Brandon Berg: Note in…

Brandon Berg:

Note in particular that Jim Crow laws were passed because white voters were unhappy that many merchants refused to discriminate against blacks.

Well, no, not quite. Jim Crow laws were passed because white supremacist terrorists systematically stopped Black people from going to the polls to stop them from being passed (or to stop candidates who would pass them from being elected). It’s not an accident that massive disenfranchisement of the Black population was one of the central planks of Jim Crow; there were many communities in the South, prior to the mass migrations of the 1920s, in which Blacks were the numerical majority, and they exercised substantial power in state politics when they had the chance (as they did in the 1860s-1870s, and as they did again in the 1960s-1970s) to vote.

Eric:

I have tried to say that Populism/Democracy leads to less freedom, not more, and you have presented irrelevancies that distract from that core concept rather than address it. The increased freedoms you constantly discuss did not result from Democracy.

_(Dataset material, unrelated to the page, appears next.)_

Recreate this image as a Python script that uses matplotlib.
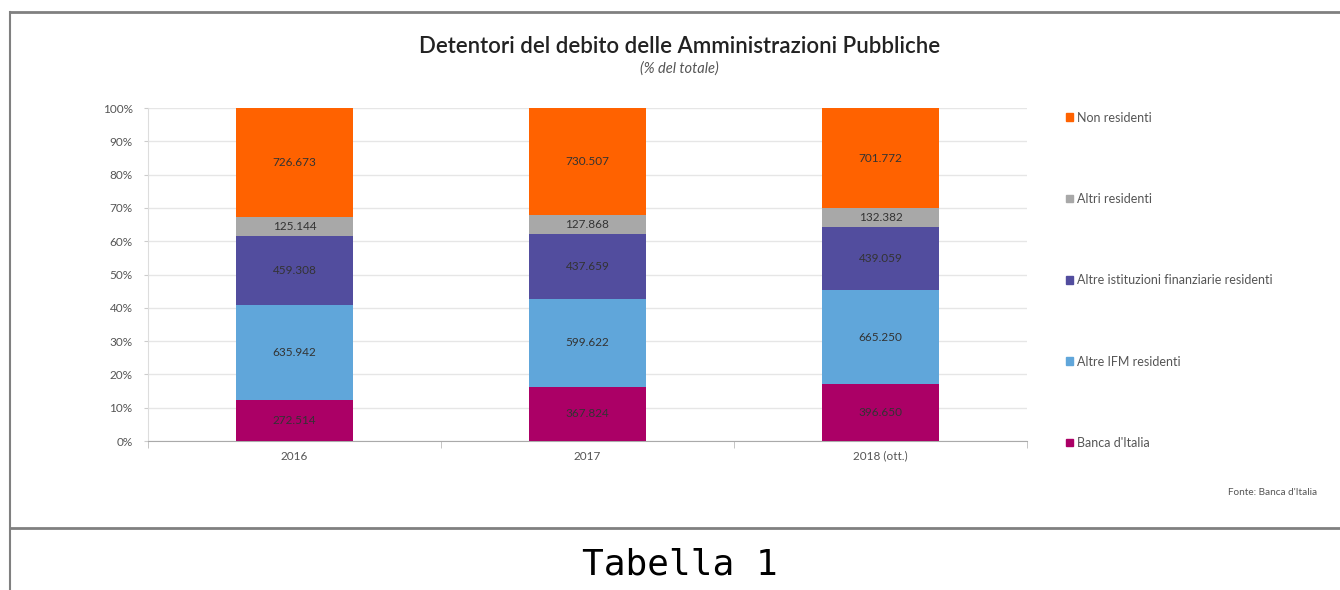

Maybe you could explain more clearly what you mean when you distinguish the Republican parts of the American constitution from the Democratic/Populist ones. What makes a particular aspect of the government Republican as opposed to Democratic/Populist?

I ask this because a lot of libertarian discussions that I’ve seen on this topic end up simply defining Republicanism and Democracy in such a way that one’s guaranteed to have better outcomes than the other by linguistic fiat—e.g., by stipulating that part of what it means to be a “Republican” form of government is to have a constitution that effectively limits government power, while giving a definition of “Democracy” in some sort of purely structural terms (e.g.: election of legislators or 50%+1 referenda). Of course if you define one of them by reference to achieving the goal you want to achieve, and define the other only in terms of the means of decision-making, one of them’s going to look like a much stronger candidate for achieving that goal than the other. But it’s unclear what intellectual gains you make with that sort of apples-and-oranges comparison.